Protéger les gens touchés par les effets néfastes de l’innovation, c’est bien, c’est même nécessaire, mais cela ne peut pas suffire. Il faudra aussi aller au-devant, apprendre à profiter des opportunités liées à ces innovations.

Alors, au moment où le gouvernement du Québec met à l’étude un projet de loi destiné à encadrer l’hébergement illégal…

Québec dépose un projet de loi visant Airbnb et l’hébergement illégal | Branchez-Vous | 23 octobre 2015

…et où il lance une ixième consultation pour guider ses réflexions et ses actions sur le numérique…

Le premier ministre Philippe Couillard, le ministre Jacques Daoust et le député André Fortin annoncent la création d’un groupe conseil et le lancement des consultations | Communiqué | 23 octobre 2015

…je suis absolument sidéré par la déclaration du premier ministre qui plaide la nécessité ne pas aller trop vite (!) dans ce domaine.

Stratégie numérique: Québec veut prendre son temps | La Presse | 23 octobre 2015

Comme je l’ai dit sur Facebook un peu plus tôt cette semaine:

Le gouvernement du Québec veut prendre son temps…?!??!? On regarde passer le train assis sur une chaise longue depuis des années et tout ce qu’on trouve à faire c’est de relever un peu le dossier pour éviter d’avoir le soleil dans les yeux?  Non, sérieux… ce qu’il faut c’est se lever debout et sauter dans l’train… c’est urgent. Urgent.

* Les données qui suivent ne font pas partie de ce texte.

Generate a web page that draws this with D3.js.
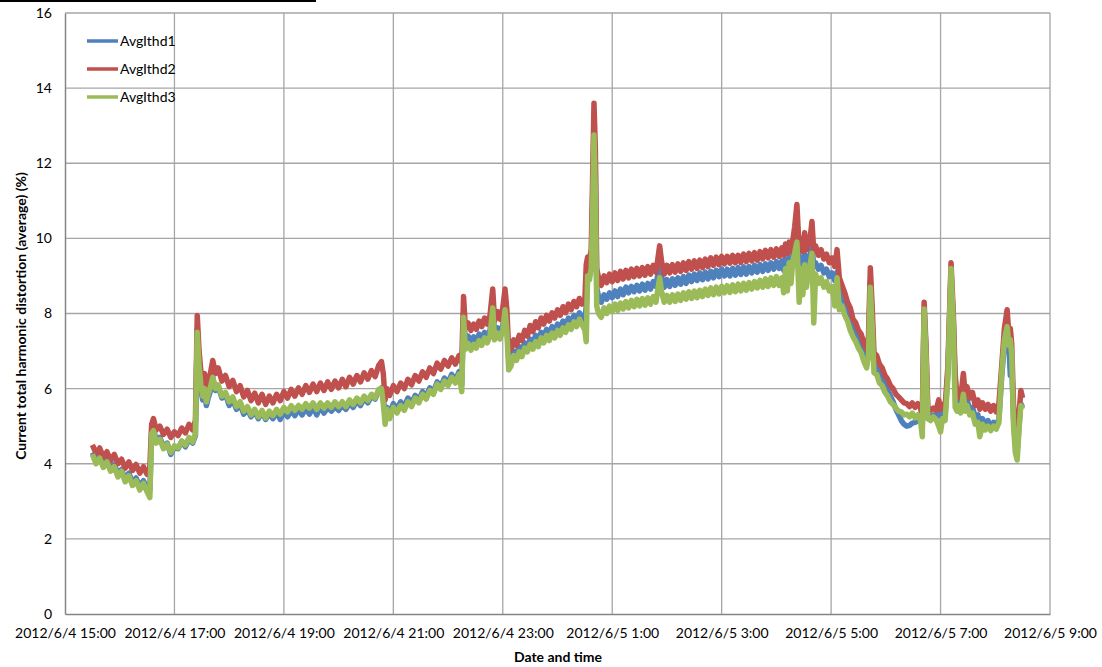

Sans un gouvernement avec une vision claire des enjeux liés au numérique dans le développement de la société québécoise, je pense qu’il va falloir que la société civile s’engage beaucoup plus directement dans ces enjeux. Comment? Je ne le vois pas encore clairement, mais il faudra manifestement commencer à y penser encore plus sérieusement.